Citrus- Free Diet
The fruits to avoid on this diet are:
| Orange | Lemon | Clementine |
| Grapefruit | Lime | Uglifruit |
| Tangerine | Satsuma | Angostura |
| The whole fruit or just the juice, the skin or the flavour are all used in manufacturing. | ||
Foods to avoid on a Citrus-free diet:
- Sweets and confectionery
- Ice creams
- Flavourings
- Candied peel
- Fruit squashes and drinks
- Fruit juice - canned, frozen or in cartons, fresh
- Cakes
- Biscuits
- Cookies
- Cheesecake
- Sponge
- Jellies
- Flavoured yoghurts
- Garnishes, i.e slices or wedges of lemon, lime and orange.
- Angostura bitters
- Alcoholic drinks decorated with citrus, e.g. gin and tonic
- Sauces
- Pickles
- Chutneys
- Lemon tea
- Oil / Lemon salad dressing
- Fish and poultry dishes, e.g. prawn cocktail, fish casserole, duck with orange, lemon chicken
- Marinades for kebabs
- Sweet and Sour sauce made with orange juice
- Orange flower water
- Drinks with angostura bitters
- Lemonade
- Lemon barley water
- Bioflavonoid supplements unless synthetic
- Citrus flavoured toothpaste
Some E numbers indicate the inclusion of citrus, and food should be avoided where the following E numbers are listed on the label: E330, E331, E332, E333, E334, E440(A), E450(B), E472(C).
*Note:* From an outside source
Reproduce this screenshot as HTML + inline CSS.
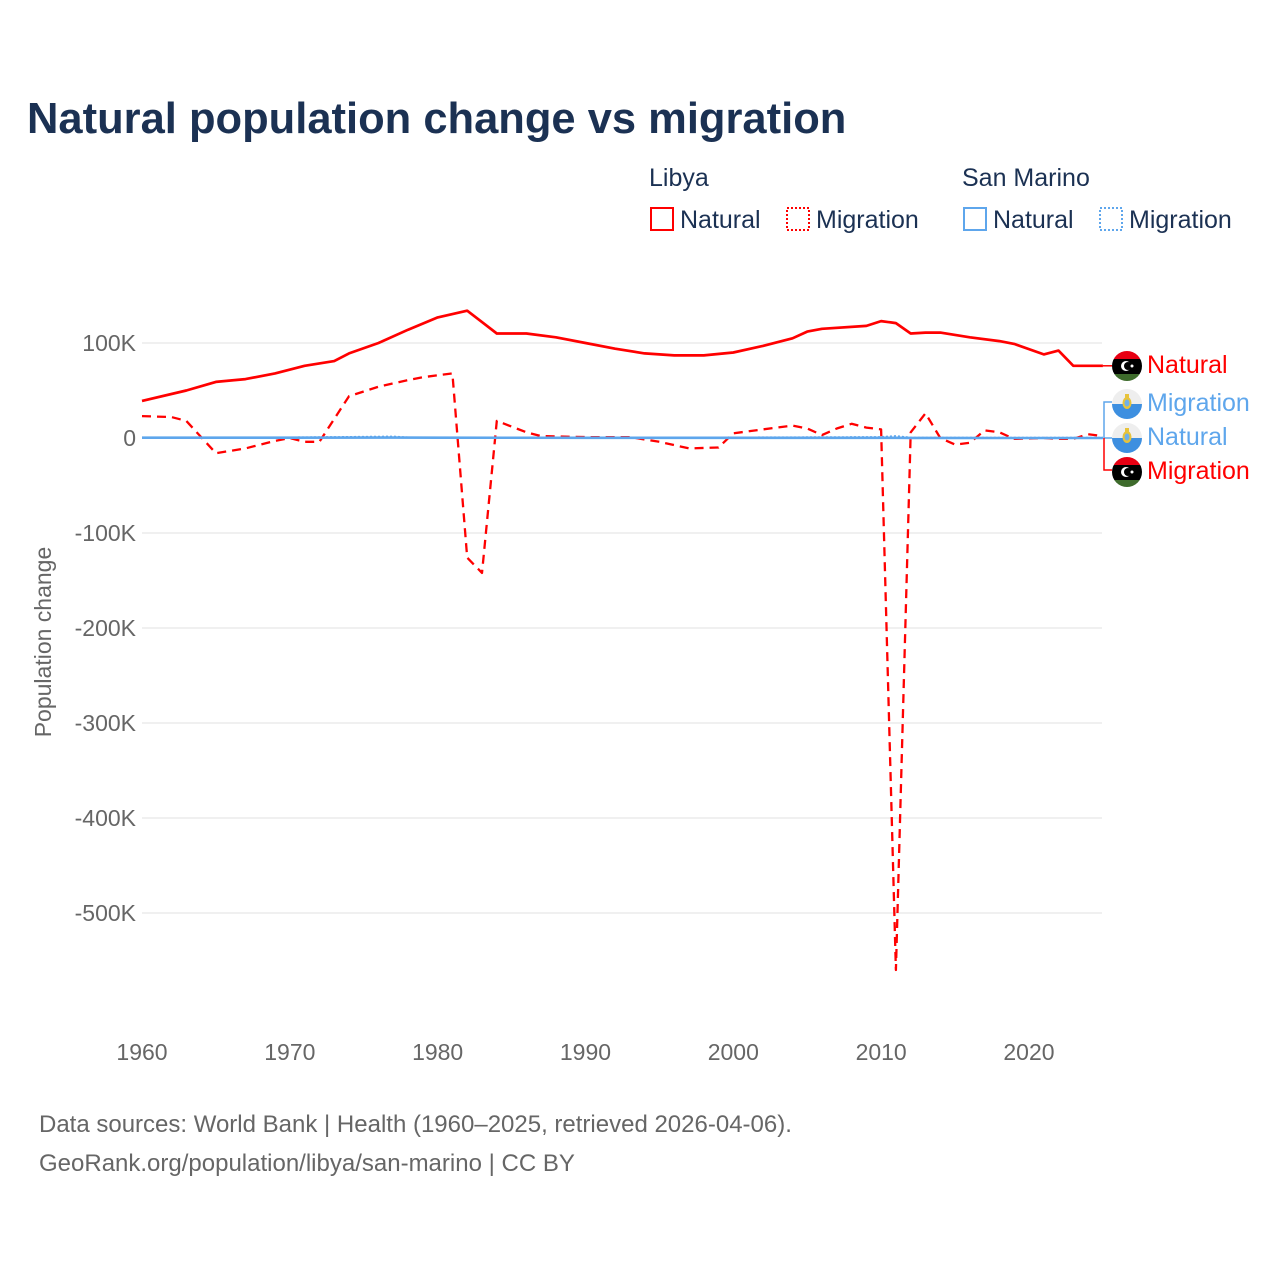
<!DOCTYPE html>
<html><head><meta charset="utf-8">
<style>
body{margin:0;background:#fff;font-family:"Liberation Sans",sans-serif;}
svg{display:block}
</style></head>
<body>
<svg id="chart" width="1280" height="1280" viewBox="0 0 1280 1280" xmlns="http://www.w3.org/2000/svg">
<defs>
<clipPath id="fc"><circle cx="0" cy="0" r="15"/></clipPath>
</defs>
<text x="27" y="133" font-size="43.5" font-weight="bold" fill="#1b3153">Natural population change vs migration</text>
<g font-size="25" fill="#1b3153">
<text x="649" y="186">Libya</text>
<text x="962" y="186">San Marino</text>
<g><rect x="651" y="208" width="22" height="22" fill="none" stroke="#ff0000" stroke-width="2"/><text x="680" y="228">Natural</text></g>
<g><rect x="787" y="208" width="22" height="22" fill="none" stroke="#ff0000" stroke-width="2" stroke-dasharray="2,2"/><text x="816" y="228">Migration</text></g>
<g><rect x="964" y="208" width="22" height="22" fill="none" stroke="#5ea6ec" stroke-width="2"/><text x="993" y="228">Natural</text></g>
<g><rect x="1100" y="208" width="22" height="22" fill="none" stroke="#5ea6ec" stroke-width="2" stroke-dasharray="2,2"/><text x="1129" y="228">Migration</text></g>
</g>
<g id="grid"></g>
<g id="axes"></g>
<g id="series"></g>
<g id="labels"></g>
<text transform="translate(51,642) rotate(-90)" text-anchor="middle" font-size="23" fill="#666">Population change</text>
<text x="39" y="1132" font-size="24" fill="#666">Data sources: World Bank | Health (1960–2025, retrieved 2026-04-06).</text>
<text x="39" y="1171" font-size="24" fill="#666">GeoRank.org/population/libya/san-marino | CC BY</text>
</svg>
<script>
const libyaNatKY=[1960,1963,1965,1967,1969,1971,1973,1974,1976,1978,1980,1982,1983,1984,1986,1988,1990,1992,1994,1996,1998,2000,2002,2004,2005,2006,2009,2010,2011,2012,2013,2014,2016,2018,2019,2021,2022,2023,2024,2025];
const libyaNatKV=[39,50,59,62,68,76,81,89,100,114,127,134,122,110,110,106,100,94,89,87,87,90,97,105,112,115,118,123,121,110,111,111,106,102,99,88,92,76,76,76];
const libyaMigKY=[1960,1962,1963,1965,1967,1969,1970,1971,1972,1974,1976,1978,1979,1981,1982,1983,1984,1986,1987,1990,1993,1995,1997,1999,2000,2002,2004,2005,2006,2007,2008,2009,2010,2011,2012,2013,2014,2015,2016,2017,2018,2019,2021,2022,2023,2024,2025];
const libyaMigKV=[23,22,18,-16,-11,-3,0,-4,-4,44,54,61,64,68,-126,-142,18,6,2,1,1,-4,-11,-10,5,9,13,10,3,10,15,11,9,-560,6,26,0,-7,-5,8,6,-1,0,-1,-1,4,2];
const smNatKY=[1960,1970,1977,1980,1990,2000,2010,2011,2012,2020,2025];
const smNatKV=[0.3,0.3,0.4,0.3,0.2,0.2,0.2,0.2,0.1,0,0];
const smMigKY=[1960,1970,1977,1978,1990,2000,2010,2011,2012,2020,2025];
const smMigKV=[0.2,0.5,1.5,0.5,0.3,0.5,1,2,0.3,0.2,0.2];
const yTicks=[100,0,-100,-200,-300,-400,-500];
const yTickLabels=["100K","0","-100K","-200K","-300K","-400K","-500K"];
const xTicks=[1960,1970,1980,1990,2000,2010,2020];

const X=y=>142+(y-1960)*14.783;
const Y=v=>438-v*0.95;
const NS="http://www.w3.org/2000/svg";
function mk(tag,attrs,parent){const e=document.createElementNS(NS,tag);for(const k in attrs)e.setAttribute(k,attrs[k]);parent.appendChild(e);return e;}
const grid=document.getElementById('grid'),axes=document.getElementById('axes'),series=document.getElementById('series'),labels=document.getElementById('labels');
yTicks.forEach((t,i)=>{
 const l=mk('line',{x1:142,x2:1102,y1:Y(t),y2:Y(t),stroke:'#e6e6e6','stroke-width':1.3},grid);
 
 
 const tx=mk('text',{x:136,y:Y(t)+8,'text-anchor':'end','font-size':23,fill:'#666'},axes);
 tx.textContent=yTickLabels[i];
 
 
});
xTicks.forEach(t=>{
 const tx=mk('text',{x:X(t),y:1060,'text-anchor':'middle','font-size':23,fill:'#666'},axes);
 tx.textContent=t;
 
 
});
function line(xs,vs,color,dash,name,w){
 const d=xs.map((y,i)=>(i?'L':'M')+X(y).toFixed(1)+','+Y(vs[i]).toFixed(1)).join('');
 const p=mk('path',{d:d,fill:'none',stroke:color,'stroke-width':w||2.5,'stroke-linejoin':'round'},series);
 if(dash)p.setAttribute('stroke-dasharray',dash);
 
 
}
line(smMigKY,smMigKV,'#5ea6ec','2,2','san-marino-migration-line',2);
line(libyaMigKY,libyaMigKV,'#ff0000','9,6','libya-migration-line',2.3);
line(smNatKY,smNatKV,'#5ea6ec',null,'san-marino-natural-line',2.6);
line(libyaNatKY,libyaNatKV,'#ff0000',null,'libya-natural-line',2.7);

const lastNat=Y(libyaNatKV[libyaNatKV.length-1]);
const lp=mk('path',{d:`M${X(2025)},${lastNat}L1112,${lastNat}`,stroke:'#ff0000','stroke-width':1.5,fill:'none'},labels);


const c1=mk('path',{d:'M1112,402L1104,402L1104,438L1112,438',stroke:'#5ea6ec','stroke-width':1.5,fill:'none'},labels);


const c2=mk('path',{d:'M1104,438L1104,470L1112,470',stroke:'#ff0000','stroke-width':1.5,fill:'none'},labels);


function flag(cx,cy,type){
 const g=mk('g',{transform:`translate(${cx},${cy})`},labels);
 
 
 const gg=mk('g',{'clip-path':'url(#fc)'},g);
 if(type==='ly'){
  mk('rect',{x:-15,y:-15,width:30,height:8,fill:'#e70013'},gg);
  mk('rect',{x:-15,y:-7,width:30,height:15,fill:'#000'},gg);
  mk('rect',{x:-15,y:8,width:30,height:8,fill:'#3e6b2c'},gg);
  mk('circle',{cx:-1,cy:0,r:5,fill:'#fff'},gg);
  mk('circle',{cx:1,cy:0,r:4,fill:'#000'},gg);
  mk('circle',{cx:5,cy:0,r:1.5,fill:'#fff'},gg);
 }else{
  mk('rect',{x:-15,y:-15,width:30,height:15,fill:'#eeeeee'},gg);
  mk('rect',{x:-15,y:0,width:30,height:15,fill:'#3d8fe0'},gg);
  mk('ellipse',{cx:0,cy:-1,rx:4.5,ry:6,fill:'#e8c33a'},gg);
  mk('ellipse',{cx:0,cy:-1,rx:2.5,ry:3.5,fill:'#6fb0e8'},gg);
  mk('rect',{x:-2,y:-10,width:4,height:4,fill:'#e8c33a'},gg);
 }
}
flag(1127,366,'ly');flag(1127,404,'sm');flag(1127,438,'sm');flag(1127,472,'ly');
[['Natural',364,'#ff0000','end-label-libya-natural'],['Migration',402,'#5ea6ec','end-label-san-marino-migration'],['Natural',436,'#5ea6ec','end-label-san-marino-natural'],['Migration',470,'#ff0000','end-label-libya-migration']].forEach(a=>{
 const t=mk('text',{x:1147,y:a[1]+9,'font-size':25,fill:a[2]},labels);
 t.textContent=a[0];
 
 
});
</script>
</body></html>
Please note that any diets and dietary advice in the Patient Guidance section of our website are only intended for the patients attending our own clinics in Southampton and London. These diets are based on a recommendation made by one of the Centre doctors after an appropriate consultation. Our advice relating to use of a particular restricted diet is really only appropriate for individual patients who have consulted us and have been individually assessed by one of the doctors from the Centre and advised that they should follow a particular dietary regime. We do not recommend that people use restricted diets without proper medical supervision. We also recommend to our patients that they should not use a restricted diet for more than 6 weeks in the first instance without further consultation with us, as it may result in nutritional deficiencies. Sometimes food exclusion diets may be clinically effective in the long term, but their management will require a balanced nutritional approach.
We hope that visitors to our website who are not our patients will find much to interest them in this website; we aim to present useful, practical, considered and authoritative information on Complementary and Integrated Medicine. We strongly advise that you should not follow a restricted diet without proper medical supervision by a qualified practitioner.